■ TASK GOAL: Below is a listing; write it out exactly and drop any images from it.

■ STORED DATA:
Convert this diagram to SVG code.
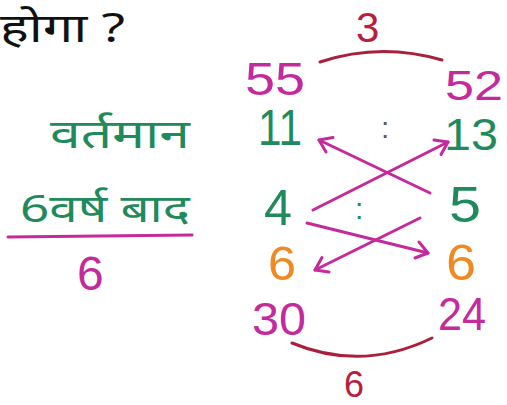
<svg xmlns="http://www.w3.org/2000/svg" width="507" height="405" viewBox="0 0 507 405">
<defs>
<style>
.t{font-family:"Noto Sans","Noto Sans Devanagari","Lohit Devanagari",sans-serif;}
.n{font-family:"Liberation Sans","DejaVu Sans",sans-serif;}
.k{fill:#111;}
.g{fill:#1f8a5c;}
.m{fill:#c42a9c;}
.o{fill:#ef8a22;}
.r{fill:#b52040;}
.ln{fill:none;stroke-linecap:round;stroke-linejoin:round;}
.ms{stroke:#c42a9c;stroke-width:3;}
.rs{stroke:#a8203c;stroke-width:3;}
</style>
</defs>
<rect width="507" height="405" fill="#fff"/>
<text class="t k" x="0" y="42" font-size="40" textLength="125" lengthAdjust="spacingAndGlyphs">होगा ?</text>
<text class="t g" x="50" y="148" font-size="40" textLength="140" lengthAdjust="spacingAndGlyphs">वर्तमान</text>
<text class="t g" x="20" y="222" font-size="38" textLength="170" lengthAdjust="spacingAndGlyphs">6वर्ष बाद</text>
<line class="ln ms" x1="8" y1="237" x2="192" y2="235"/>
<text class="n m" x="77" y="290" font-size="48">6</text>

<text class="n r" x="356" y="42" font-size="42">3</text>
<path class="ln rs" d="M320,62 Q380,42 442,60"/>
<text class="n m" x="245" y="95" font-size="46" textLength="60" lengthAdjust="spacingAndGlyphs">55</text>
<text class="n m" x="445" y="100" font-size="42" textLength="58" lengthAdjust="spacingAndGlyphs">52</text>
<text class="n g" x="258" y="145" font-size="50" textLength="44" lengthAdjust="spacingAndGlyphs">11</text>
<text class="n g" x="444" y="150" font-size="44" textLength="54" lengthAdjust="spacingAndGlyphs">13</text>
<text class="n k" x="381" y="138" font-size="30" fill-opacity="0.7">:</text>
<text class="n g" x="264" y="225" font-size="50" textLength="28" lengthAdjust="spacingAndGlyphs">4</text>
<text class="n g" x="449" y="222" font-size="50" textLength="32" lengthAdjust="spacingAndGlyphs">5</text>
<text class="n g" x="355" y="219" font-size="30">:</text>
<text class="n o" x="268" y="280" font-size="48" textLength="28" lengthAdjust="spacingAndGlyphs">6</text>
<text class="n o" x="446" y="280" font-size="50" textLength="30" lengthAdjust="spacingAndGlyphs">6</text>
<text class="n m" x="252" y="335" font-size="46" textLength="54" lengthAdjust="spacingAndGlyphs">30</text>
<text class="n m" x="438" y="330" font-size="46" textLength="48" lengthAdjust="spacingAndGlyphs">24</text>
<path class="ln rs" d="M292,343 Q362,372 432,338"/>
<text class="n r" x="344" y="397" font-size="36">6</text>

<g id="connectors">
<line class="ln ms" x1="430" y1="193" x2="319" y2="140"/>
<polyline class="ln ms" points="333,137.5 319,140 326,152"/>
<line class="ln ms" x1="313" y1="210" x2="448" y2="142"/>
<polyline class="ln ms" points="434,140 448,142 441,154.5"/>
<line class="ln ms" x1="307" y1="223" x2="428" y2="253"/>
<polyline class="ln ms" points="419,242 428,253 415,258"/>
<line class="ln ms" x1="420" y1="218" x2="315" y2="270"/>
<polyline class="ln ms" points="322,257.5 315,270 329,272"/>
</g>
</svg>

■ REPLY TO THE TASK:
Convert this diagram to SVG code.
<svg xmlns="http://www.w3.org/2000/svg" width="507" height="405" viewBox="0 0 507 405">
<defs>
<style>
.t{font-family:"Noto Sans","Noto Sans Devanagari","Lohit Devanagari",sans-serif;}
.n{font-family:"Liberation Sans","DejaVu Sans",sans-serif;}
.k{fill:#111;}
.g{fill:#1f8a5c;}
.m{fill:#c42a9c;}
.o{fill:#ef8a22;}
.r{fill:#b52040;}
.ln{fill:none;stroke-linecap:round;stroke-linejoin:round;}
.ms{stroke:#c42a9c;stroke-width:3;}
.rs{stroke:#a8203c;stroke-width:3;}
</style>
</defs>
<rect width="507" height="405" fill="#fff"/>
<text class="t k" x="0" y="42" font-size="40" textLength="125" lengthAdjust="spacingAndGlyphs">होगा ?</text>
<text class="t g" x="50" y="148" font-size="40" textLength="140" lengthAdjust="spacingAndGlyphs">वर्तमान</text>
<text class="t g" x="20" y="222" font-size="38" textLength="170" lengthAdjust="spacingAndGlyphs">6वर्ष बाद</text>
<line class="ln ms" x1="8" y1="237" x2="192" y2="235"/>
<text class="n m" x="77" y="290" font-size="48">6</text>

<text class="n r" x="356" y="42" font-size="42">3</text>
<path class="ln rs" d="M320,62 Q380,42 442,60"/>
<text class="n m" x="245" y="95" font-size="46" textLength="60" lengthAdjust="spacingAndGlyphs">55</text>
<text class="n m" x="445" y="100" font-size="42" textLength="58" lengthAdjust="spacingAndGlyphs">52</text>
<text class="n g" x="258" y="145" font-size="50" textLength="44" lengthAdjust="spacingAndGlyphs">11</text>
<text class="n g" x="444" y="150" font-size="44" textLength="54" lengthAdjust="spacingAndGlyphs">13</text>
<text class="n k" x="381" y="138" font-size="30" fill-opacity="0.7">:</text>
<text class="n g" x="264" y="225" font-size="50" textLength="28" lengthAdjust="spacingAndGlyphs">4</text>
<text class="n g" x="449" y="222" font-size="50" textLength="32" lengthAdjust="spacingAndGlyphs">5</text>
<text class="n g" x="355" y="219" font-size="30">:</text>
<text class="n o" x="268" y="280" font-size="48" textLength="28" lengthAdjust="spacingAndGlyphs">6</text>
<text class="n o" x="446" y="280" font-size="50" textLength="30" lengthAdjust="spacingAndGlyphs">6</text>
<text class="n m" x="252" y="335" font-size="46" textLength="54" lengthAdjust="spacingAndGlyphs">30</text>
<text class="n m" x="438" y="330" font-size="46" textLength="48" lengthAdjust="spacingAndGlyphs">24</text>
<path class="ln rs" d="M292,343 Q362,372 432,338"/>
<text class="n r" x="344" y="397" font-size="36">6</text>

<g id="connectors">
<line class="ln ms" x1="430" y1="193" x2="319" y2="140"/>
<polyline class="ln ms" points="333,137.5 319,140 326,152"/>
<line class="ln ms" x1="313" y1="210" x2="448" y2="142"/>
<polyline class="ln ms" points="434,140 448,142 441,154.5"/>
<line class="ln ms" x1="307" y1="223" x2="428" y2="253"/>
<polyline class="ln ms" points="419,242 428,253 415,258"/>
<line class="ln ms" x1="420" y1="218" x2="315" y2="270"/>
<polyline class="ln ms" points="322,257.5 315,270 329,272"/>
</g>
</svg>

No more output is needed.